The task ▸ Keep the pictures out and restate every record exactly.

Supplied data ▸
==================================================
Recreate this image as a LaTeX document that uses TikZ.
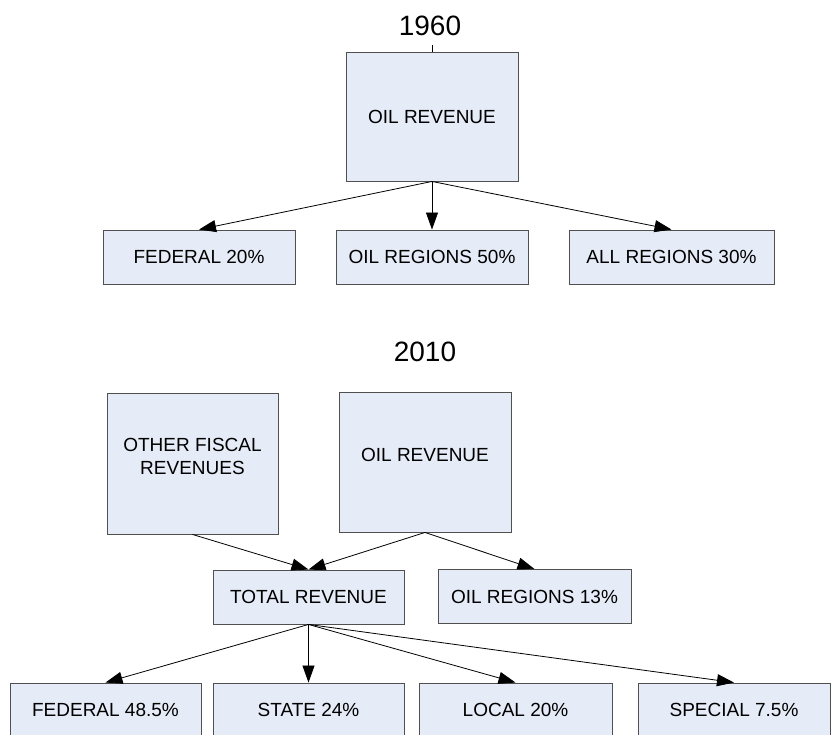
\documentclass[tikz,border=0pt]{standalone}
\usepackage{fontspec}
\setmainfont{Liberation Sans}
\usetikzlibrary{arrows.meta}
\definecolor{boxfill}{HTML}{E6ECF7}
\definecolor{boxline}{HTML}{505050}

\begin{document}
\begin{tikzpicture}[x=1pt,y=-1pt,
  box/.style={draw=boxline, fill=boxfill, line width=0.9pt, inner sep=0pt,
    font=\fontsize{19}{23}\selectfont, minimum width=192pt, minimum height=54pt},
  bigbox/.style={box, minimum width=172pt, minimum height=140pt},
  year/.style={inner xsep=0pt, inner ysep=9pt, font=\fontsize{28}{32}\selectfont},
  link/.style={-{Triangle[length=17pt,width=12pt]}, line width=0.8pt}]
  \useasboundingbox (0,0) rectangle (831,735);

  % 1960
  \node[year] (y1960) at (430,26) {1960};
  \node[bigbox, minimum height=129pt] (oilA) at (432,116.5) {OIL REVENUE};
  \node[box] (fedA) at (199,257) {FEDERAL 20\%};
  \node[box] (regA) at (432,257) {OIL REGIONS 50\%};
  \node[box, minimum width=205pt] (allA) at (671.5,257) {ALL REGIONS 30\%};
  \draw[line width=0.8pt] (oilA.north) -- (oilA.north |- y1960.south);
  \foreach \to in {fedA,regA,allA}
    \draw[link] (oilA.south) -- (\to.north);

  % 2010
  \node[year] (y2010) at (425,352) {2010};
  \node[bigbox, minimum width=171pt, minimum height=141pt, text depth=14pt, align=center]
    (other) at (192.5,463.5) {OTHER FISCAL\\REVENUES};
  \node[bigbox, text depth=14pt] (oilB) at (425,462) {OIL REVENUE};
  \node[box, minimum width=191pt] (total) at (308.5,597) {TOTAL REVENUE};
  \node[box, minimum width=193pt] (regB) at (534.5,596.5) {OIL REGIONS 13\%};
  \node[box, minimum width=191pt] (fedB) at (105.5,710) {FEDERAL 48.5\%};
  \node[box, minimum width=191pt] (state) at (308.5,710) {STATE 24\%};
  \node[box, minimum width=193pt] (local) at (515.5,710) {LOCAL 20\%};
  \node[box] (special) at (734,710) {SPECIAL 7.5\%};
  \draw[link] (other.south) -- (total.north);
  \draw[link] (oilB.south) -- (total.north);
  \draw[link] (oilB.south) -- (regB.north);
  \foreach \to in {fedB,state,local,special}
    \draw[link] (total.south) -- (\to.north);
\end{tikzpicture}
\end{document}
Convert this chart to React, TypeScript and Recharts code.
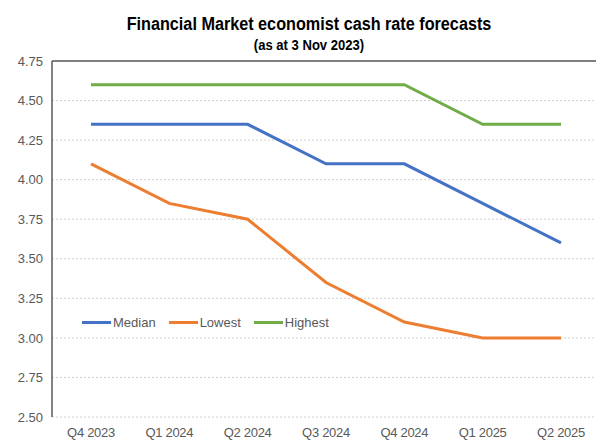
==================================================
Task result ▸
Recreate this image as a LaTeX document that uses TikZ.
\documentclass[tikz,border=0pt]{standalone}
\usepackage{fontspec}
\setmainfont{Liberation Sans}
\usetikzlibrary{arrows.meta}
\definecolor{boxfill}{HTML}{E6ECF7}
\definecolor{boxline}{HTML}{505050}

\begin{document}
\begin{tikzpicture}[x=1pt,y=-1pt,
  box/.style={draw=boxline, fill=boxfill, line width=0.9pt, inner sep=0pt,
    font=\fontsize{19}{23}\selectfont, minimum width=192pt, minimum height=54pt},
  bigbox/.style={box, minimum width=172pt, minimum height=140pt},
  year/.style={inner xsep=0pt, inner ysep=9pt, font=\fontsize{28}{32}\selectfont},
  link/.style={-{Triangle[length=17pt,width=12pt]}, line width=0.8pt}]
  \useasboundingbox (0,0) rectangle (831,735);

  % 1960
  \node[year] (y1960) at (430,26) {1960};
  \node[bigbox, minimum height=129pt] (oilA) at (432,116.5) {OIL REVENUE};
  \node[box] (fedA) at (199,257) {FEDERAL 20\%};
  \node[box] (regA) at (432,257) {OIL REGIONS 50\%};
  \node[box, minimum width=205pt] (allA) at (671.5,257) {ALL REGIONS 30\%};
  \draw[line width=0.8pt] (oilA.north) -- (oilA.north |- y1960.south);
  \foreach \to in {fedA,regA,allA}
    \draw[link] (oilA.south) -- (\to.north);

  % 2010
  \node[year] (y2010) at (425,352) {2010};
  \node[bigbox, minimum width=171pt, minimum height=141pt, text depth=14pt, align=center]
    (other) at (192.5,463.5) {OTHER FISCAL\\REVENUES};
  \node[bigbox, text depth=14pt] (oilB) at (425,462) {OIL REVENUE};
  \node[box, minimum width=191pt] (total) at (308.5,597) {TOTAL REVENUE};
  \node[box, minimum width=193pt] (regB) at (534.5,596.5) {OIL REGIONS 13\%};
  \node[box, minimum width=191pt] (fedB) at (105.5,710) {FEDERAL 48.5\%};
  \node[box, minimum width=191pt] (state) at (308.5,710) {STATE 24\%};
  \node[box, minimum width=193pt] (local) at (515.5,710) {LOCAL 20\%};
  \node[box] (special) at (734,710) {SPECIAL 7.5\%};
  \draw[link] (other.south) -- (total.north);
  \draw[link] (oilB.south) -- (total.north);
  \draw[link] (oilB.south) -- (regB.north);
  \foreach \to in {fedB,state,local,special}
    \draw[link] (total.south) -- (\to.north);
\end{tikzpicture}
\end{document}
Convert this chart to React, TypeScript and Recharts code.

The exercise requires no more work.